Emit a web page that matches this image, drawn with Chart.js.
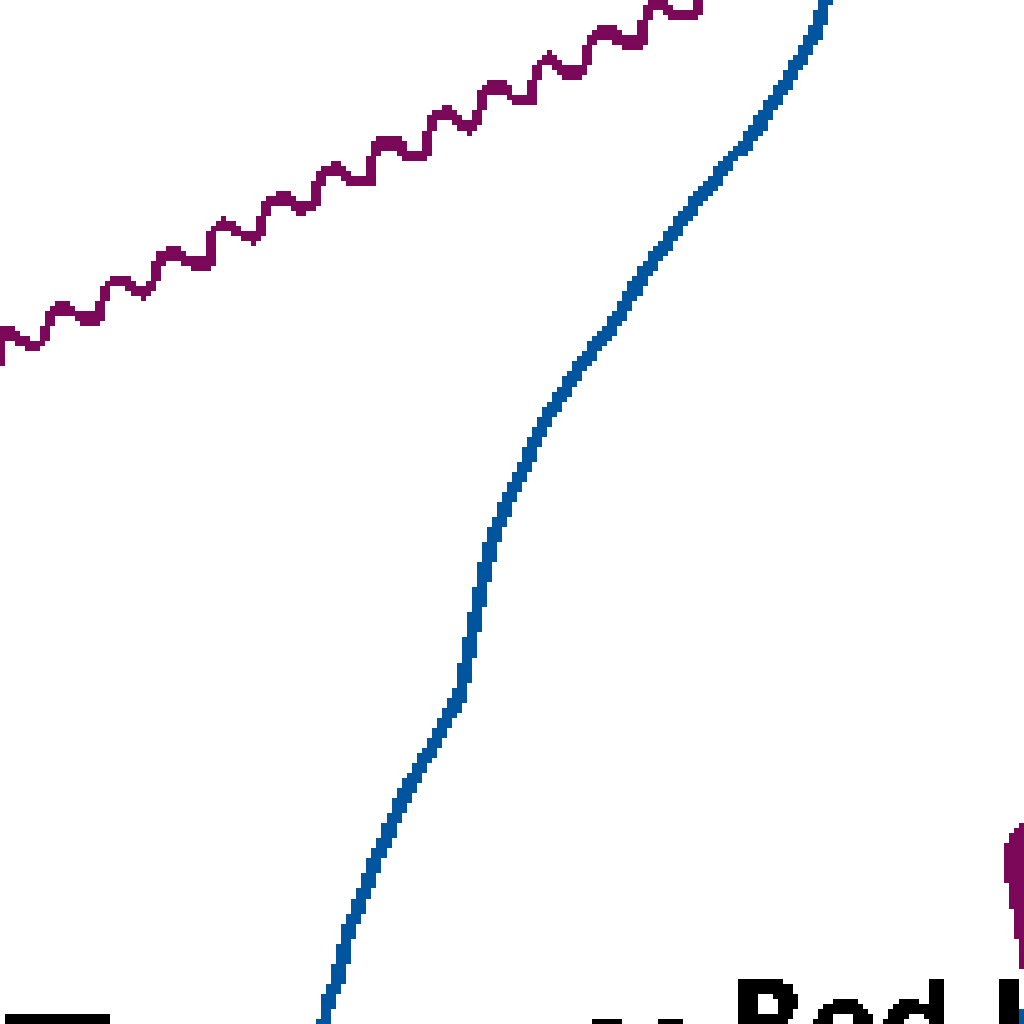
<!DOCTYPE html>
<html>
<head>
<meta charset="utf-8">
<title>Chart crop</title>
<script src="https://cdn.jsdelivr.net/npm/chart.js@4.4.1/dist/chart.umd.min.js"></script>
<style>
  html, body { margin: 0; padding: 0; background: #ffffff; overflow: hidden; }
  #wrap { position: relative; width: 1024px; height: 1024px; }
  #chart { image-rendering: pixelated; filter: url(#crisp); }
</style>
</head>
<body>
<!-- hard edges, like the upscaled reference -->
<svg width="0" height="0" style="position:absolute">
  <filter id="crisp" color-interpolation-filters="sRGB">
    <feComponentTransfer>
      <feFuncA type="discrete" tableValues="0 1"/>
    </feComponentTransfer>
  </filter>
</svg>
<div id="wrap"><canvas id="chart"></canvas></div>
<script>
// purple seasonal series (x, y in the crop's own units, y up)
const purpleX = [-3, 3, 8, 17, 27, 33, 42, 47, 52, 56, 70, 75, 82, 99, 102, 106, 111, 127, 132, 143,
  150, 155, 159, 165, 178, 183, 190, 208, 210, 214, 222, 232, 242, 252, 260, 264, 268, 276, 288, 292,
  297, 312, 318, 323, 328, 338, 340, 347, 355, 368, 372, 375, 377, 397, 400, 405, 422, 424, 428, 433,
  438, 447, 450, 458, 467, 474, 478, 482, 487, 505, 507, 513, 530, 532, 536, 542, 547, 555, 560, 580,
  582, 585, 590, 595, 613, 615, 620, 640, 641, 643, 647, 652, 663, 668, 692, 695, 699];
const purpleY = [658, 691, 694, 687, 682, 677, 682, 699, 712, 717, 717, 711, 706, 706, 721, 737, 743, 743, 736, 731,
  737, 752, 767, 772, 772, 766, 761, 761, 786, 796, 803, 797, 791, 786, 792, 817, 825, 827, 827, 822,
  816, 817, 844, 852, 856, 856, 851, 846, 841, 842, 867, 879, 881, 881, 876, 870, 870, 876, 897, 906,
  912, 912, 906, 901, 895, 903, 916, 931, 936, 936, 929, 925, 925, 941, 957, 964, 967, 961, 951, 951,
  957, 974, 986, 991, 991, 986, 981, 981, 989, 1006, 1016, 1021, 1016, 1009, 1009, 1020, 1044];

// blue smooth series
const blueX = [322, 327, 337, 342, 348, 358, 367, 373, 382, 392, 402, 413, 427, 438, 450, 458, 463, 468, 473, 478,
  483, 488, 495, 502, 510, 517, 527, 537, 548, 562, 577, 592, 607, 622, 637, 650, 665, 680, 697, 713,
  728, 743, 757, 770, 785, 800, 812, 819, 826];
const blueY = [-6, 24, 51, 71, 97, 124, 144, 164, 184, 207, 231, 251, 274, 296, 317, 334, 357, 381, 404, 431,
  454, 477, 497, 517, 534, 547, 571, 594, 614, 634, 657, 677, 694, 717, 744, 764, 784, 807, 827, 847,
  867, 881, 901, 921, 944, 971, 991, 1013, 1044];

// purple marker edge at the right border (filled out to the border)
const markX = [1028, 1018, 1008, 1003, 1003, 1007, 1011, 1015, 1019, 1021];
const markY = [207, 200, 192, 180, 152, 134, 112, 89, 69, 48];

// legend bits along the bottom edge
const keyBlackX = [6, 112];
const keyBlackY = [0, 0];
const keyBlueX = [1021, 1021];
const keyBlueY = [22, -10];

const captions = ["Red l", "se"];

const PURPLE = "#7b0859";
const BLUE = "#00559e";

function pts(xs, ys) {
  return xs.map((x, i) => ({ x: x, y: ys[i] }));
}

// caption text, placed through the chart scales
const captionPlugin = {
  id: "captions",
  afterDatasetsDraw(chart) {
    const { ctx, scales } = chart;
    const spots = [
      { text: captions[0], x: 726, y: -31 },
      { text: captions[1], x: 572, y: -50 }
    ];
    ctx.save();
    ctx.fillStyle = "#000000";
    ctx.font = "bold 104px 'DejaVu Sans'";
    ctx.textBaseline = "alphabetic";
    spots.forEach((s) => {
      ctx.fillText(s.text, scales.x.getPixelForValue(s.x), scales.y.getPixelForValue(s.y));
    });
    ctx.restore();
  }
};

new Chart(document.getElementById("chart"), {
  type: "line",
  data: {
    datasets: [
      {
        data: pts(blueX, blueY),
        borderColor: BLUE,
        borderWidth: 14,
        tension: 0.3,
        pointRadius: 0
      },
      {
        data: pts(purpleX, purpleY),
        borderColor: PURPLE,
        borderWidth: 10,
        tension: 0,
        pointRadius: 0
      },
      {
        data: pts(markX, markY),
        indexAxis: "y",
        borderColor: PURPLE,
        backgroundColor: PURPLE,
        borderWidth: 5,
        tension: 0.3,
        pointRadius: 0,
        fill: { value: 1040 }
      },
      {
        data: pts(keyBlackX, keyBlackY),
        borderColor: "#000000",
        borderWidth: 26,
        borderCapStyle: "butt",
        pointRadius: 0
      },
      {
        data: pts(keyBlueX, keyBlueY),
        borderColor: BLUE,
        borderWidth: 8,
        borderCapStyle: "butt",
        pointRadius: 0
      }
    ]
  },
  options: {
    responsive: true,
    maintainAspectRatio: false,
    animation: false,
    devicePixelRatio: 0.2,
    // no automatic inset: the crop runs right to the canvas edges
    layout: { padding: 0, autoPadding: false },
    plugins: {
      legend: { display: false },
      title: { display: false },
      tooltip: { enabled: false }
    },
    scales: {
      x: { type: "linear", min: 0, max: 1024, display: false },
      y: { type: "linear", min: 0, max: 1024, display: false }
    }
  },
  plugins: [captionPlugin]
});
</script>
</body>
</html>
--
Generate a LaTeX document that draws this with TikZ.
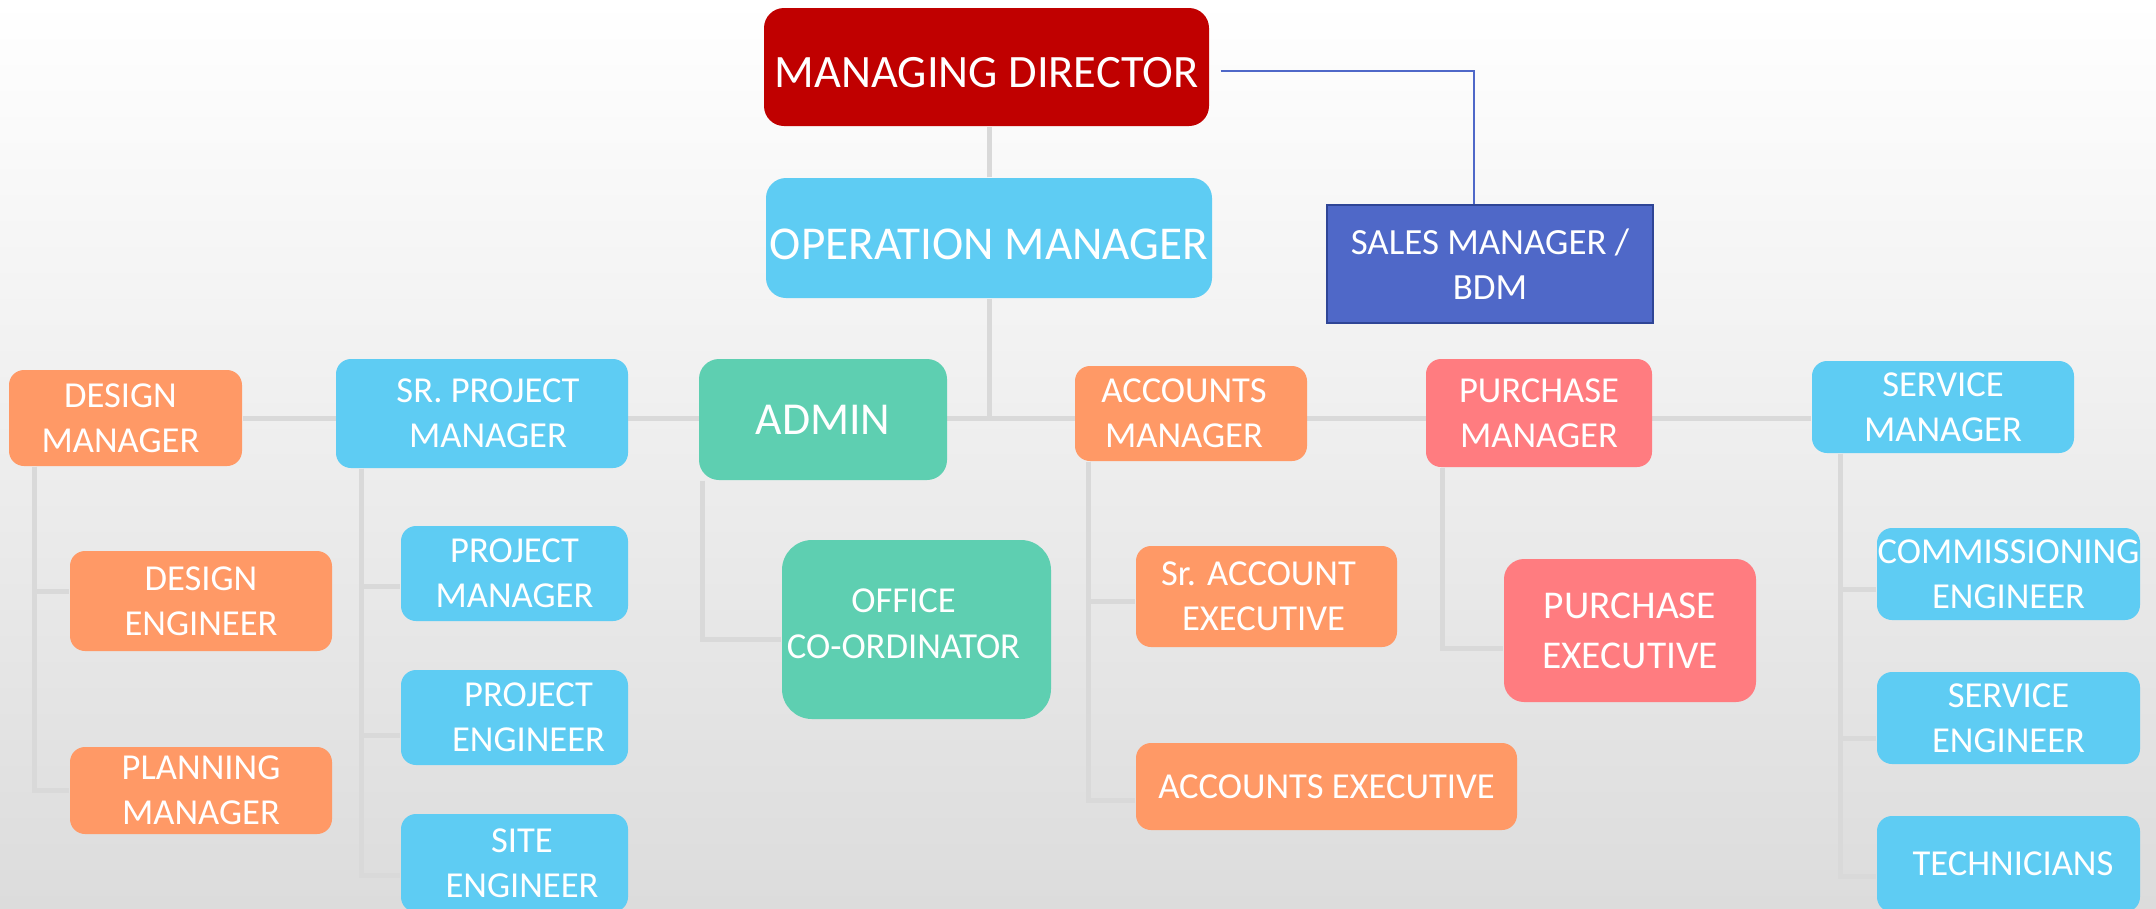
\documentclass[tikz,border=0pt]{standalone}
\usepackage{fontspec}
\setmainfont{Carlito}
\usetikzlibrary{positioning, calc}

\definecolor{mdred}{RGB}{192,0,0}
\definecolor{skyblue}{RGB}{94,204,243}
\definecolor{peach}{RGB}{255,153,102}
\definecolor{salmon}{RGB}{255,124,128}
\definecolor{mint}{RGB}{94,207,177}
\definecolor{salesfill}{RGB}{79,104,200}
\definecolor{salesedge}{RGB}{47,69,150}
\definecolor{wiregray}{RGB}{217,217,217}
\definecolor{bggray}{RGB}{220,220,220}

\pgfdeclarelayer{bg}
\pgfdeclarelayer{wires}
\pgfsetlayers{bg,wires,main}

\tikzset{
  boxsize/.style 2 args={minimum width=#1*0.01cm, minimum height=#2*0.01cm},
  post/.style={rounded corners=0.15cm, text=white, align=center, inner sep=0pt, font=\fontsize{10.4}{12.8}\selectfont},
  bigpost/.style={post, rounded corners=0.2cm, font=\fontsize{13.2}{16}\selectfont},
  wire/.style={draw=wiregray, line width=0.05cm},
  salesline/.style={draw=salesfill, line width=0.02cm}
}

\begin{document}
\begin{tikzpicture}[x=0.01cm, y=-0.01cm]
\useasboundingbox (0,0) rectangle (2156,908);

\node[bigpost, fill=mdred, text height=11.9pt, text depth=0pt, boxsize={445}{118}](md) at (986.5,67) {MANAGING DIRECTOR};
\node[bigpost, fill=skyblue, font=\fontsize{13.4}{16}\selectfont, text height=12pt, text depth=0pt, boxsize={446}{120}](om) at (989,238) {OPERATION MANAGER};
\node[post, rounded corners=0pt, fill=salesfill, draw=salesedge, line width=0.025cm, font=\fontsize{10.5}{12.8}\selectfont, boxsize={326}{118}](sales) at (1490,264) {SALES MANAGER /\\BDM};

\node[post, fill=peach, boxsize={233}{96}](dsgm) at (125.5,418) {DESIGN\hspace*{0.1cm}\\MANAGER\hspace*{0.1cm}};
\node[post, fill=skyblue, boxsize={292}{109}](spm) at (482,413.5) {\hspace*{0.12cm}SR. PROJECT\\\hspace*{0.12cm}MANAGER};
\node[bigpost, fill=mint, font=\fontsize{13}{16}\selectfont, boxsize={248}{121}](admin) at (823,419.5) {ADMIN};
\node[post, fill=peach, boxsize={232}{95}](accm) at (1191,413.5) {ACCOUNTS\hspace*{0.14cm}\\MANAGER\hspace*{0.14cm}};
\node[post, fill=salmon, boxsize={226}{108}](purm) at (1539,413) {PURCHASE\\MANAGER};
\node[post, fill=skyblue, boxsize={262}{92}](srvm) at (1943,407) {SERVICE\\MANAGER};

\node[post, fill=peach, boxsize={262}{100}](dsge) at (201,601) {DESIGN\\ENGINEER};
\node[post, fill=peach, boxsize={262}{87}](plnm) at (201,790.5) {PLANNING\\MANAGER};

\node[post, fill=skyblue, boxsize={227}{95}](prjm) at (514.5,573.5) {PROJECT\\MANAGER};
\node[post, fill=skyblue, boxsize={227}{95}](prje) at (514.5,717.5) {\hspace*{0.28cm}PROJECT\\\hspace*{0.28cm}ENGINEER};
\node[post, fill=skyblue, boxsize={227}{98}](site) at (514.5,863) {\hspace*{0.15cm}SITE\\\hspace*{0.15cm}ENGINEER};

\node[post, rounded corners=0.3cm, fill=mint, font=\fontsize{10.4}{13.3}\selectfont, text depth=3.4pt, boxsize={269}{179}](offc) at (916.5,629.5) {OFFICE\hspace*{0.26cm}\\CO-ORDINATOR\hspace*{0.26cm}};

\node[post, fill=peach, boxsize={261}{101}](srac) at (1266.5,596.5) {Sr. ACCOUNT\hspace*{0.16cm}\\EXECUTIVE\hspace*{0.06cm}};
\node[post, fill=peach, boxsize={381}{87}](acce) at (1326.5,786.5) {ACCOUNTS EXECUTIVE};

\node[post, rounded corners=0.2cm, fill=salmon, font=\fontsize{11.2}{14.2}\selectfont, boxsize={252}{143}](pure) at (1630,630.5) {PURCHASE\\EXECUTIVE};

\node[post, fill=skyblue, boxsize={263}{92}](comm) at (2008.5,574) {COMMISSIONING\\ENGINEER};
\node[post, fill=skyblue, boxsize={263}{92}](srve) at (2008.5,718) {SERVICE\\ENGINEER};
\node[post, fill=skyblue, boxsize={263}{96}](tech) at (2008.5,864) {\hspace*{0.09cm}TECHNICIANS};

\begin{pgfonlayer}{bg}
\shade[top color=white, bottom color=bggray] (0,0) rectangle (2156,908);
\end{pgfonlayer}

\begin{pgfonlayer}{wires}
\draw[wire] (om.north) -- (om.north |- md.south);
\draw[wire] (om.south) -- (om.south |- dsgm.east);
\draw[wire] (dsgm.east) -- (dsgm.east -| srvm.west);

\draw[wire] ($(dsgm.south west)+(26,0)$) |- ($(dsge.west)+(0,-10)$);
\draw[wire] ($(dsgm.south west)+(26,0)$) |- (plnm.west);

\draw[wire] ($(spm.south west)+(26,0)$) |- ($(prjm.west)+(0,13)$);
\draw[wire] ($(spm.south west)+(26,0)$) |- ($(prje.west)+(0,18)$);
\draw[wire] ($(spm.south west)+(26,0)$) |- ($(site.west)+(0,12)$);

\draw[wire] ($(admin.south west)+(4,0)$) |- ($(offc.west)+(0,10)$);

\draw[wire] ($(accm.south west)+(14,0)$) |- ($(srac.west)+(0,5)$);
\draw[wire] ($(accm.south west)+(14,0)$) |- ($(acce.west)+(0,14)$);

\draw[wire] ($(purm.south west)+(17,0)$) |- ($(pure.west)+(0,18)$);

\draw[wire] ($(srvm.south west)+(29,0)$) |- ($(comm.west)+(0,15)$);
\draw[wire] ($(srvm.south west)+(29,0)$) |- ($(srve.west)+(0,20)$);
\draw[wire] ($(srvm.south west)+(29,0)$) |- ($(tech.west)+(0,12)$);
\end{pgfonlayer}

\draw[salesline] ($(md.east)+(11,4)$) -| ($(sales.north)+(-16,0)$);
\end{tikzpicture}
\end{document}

REQUIRED TASK — Output exactly the lines above, from the line with "Generate a LaTeX" to the line with "fill=salesfill, draw=salesedge, line", both included; skip the pictures.

EXERCISE RESPONSE —
Generate a LaTeX document that draws this with TikZ.
\documentclass[tikz,border=0pt]{standalone}
\usepackage{fontspec}
\setmainfont{Carlito}
\usetikzlibrary{positioning, calc}

\definecolor{mdred}{RGB}{192,0,0}
\definecolor{skyblue}{RGB}{94,204,243}
\definecolor{peach}{RGB}{255,153,102}
\definecolor{salmon}{RGB}{255,124,128}
\definecolor{mint}{RGB}{94,207,177}
\definecolor{salesfill}{RGB}{79,104,200}
\definecolor{salesedge}{RGB}{47,69,150}
\definecolor{wiregray}{RGB}{217,217,217}
\definecolor{bggray}{RGB}{220,220,220}

\pgfdeclarelayer{bg}
\pgfdeclarelayer{wires}
\pgfsetlayers{bg,wires,main}

\tikzset{
  boxsize/.style 2 args={minimum width=#1*0.01cm, minimum height=#2*0.01cm},
  post/.style={rounded corners=0.15cm, text=white, align=center, inner sep=0pt, font=\fontsize{10.4}{12.8}\selectfont},
  bigpost/.style={post, rounded corners=0.2cm, font=\fontsize{13.2}{16}\selectfont},
  wire/.style={draw=wiregray, line width=0.05cm},
  salesline/.style={draw=salesfill, line width=0.02cm}
}

\begin{document}
\begin{tikzpicture}[x=0.01cm, y=-0.01cm]
\useasboundingbox (0,0) rectangle (2156,908);

\node[bigpost, fill=mdred, text height=11.9pt, text depth=0pt, boxsize={445}{118}](md) at (986.5,67) {MANAGING DIRECTOR};
\node[bigpost, fill=skyblue, font=\fontsize{13.4}{16}\selectfont, text height=12pt, text depth=0pt, boxsize={446}{120}](om) at (989,238) {OPERATION MANAGER};
\node[post, rounded corners=0pt, fill=salesfill, draw=salesedge, line width=0.025cm, font=\fontsize{10.5}{12.8}\selectfont, boxsize={326}{118}](sales) at (1490,264) {SALES MANAGER /\\BDM};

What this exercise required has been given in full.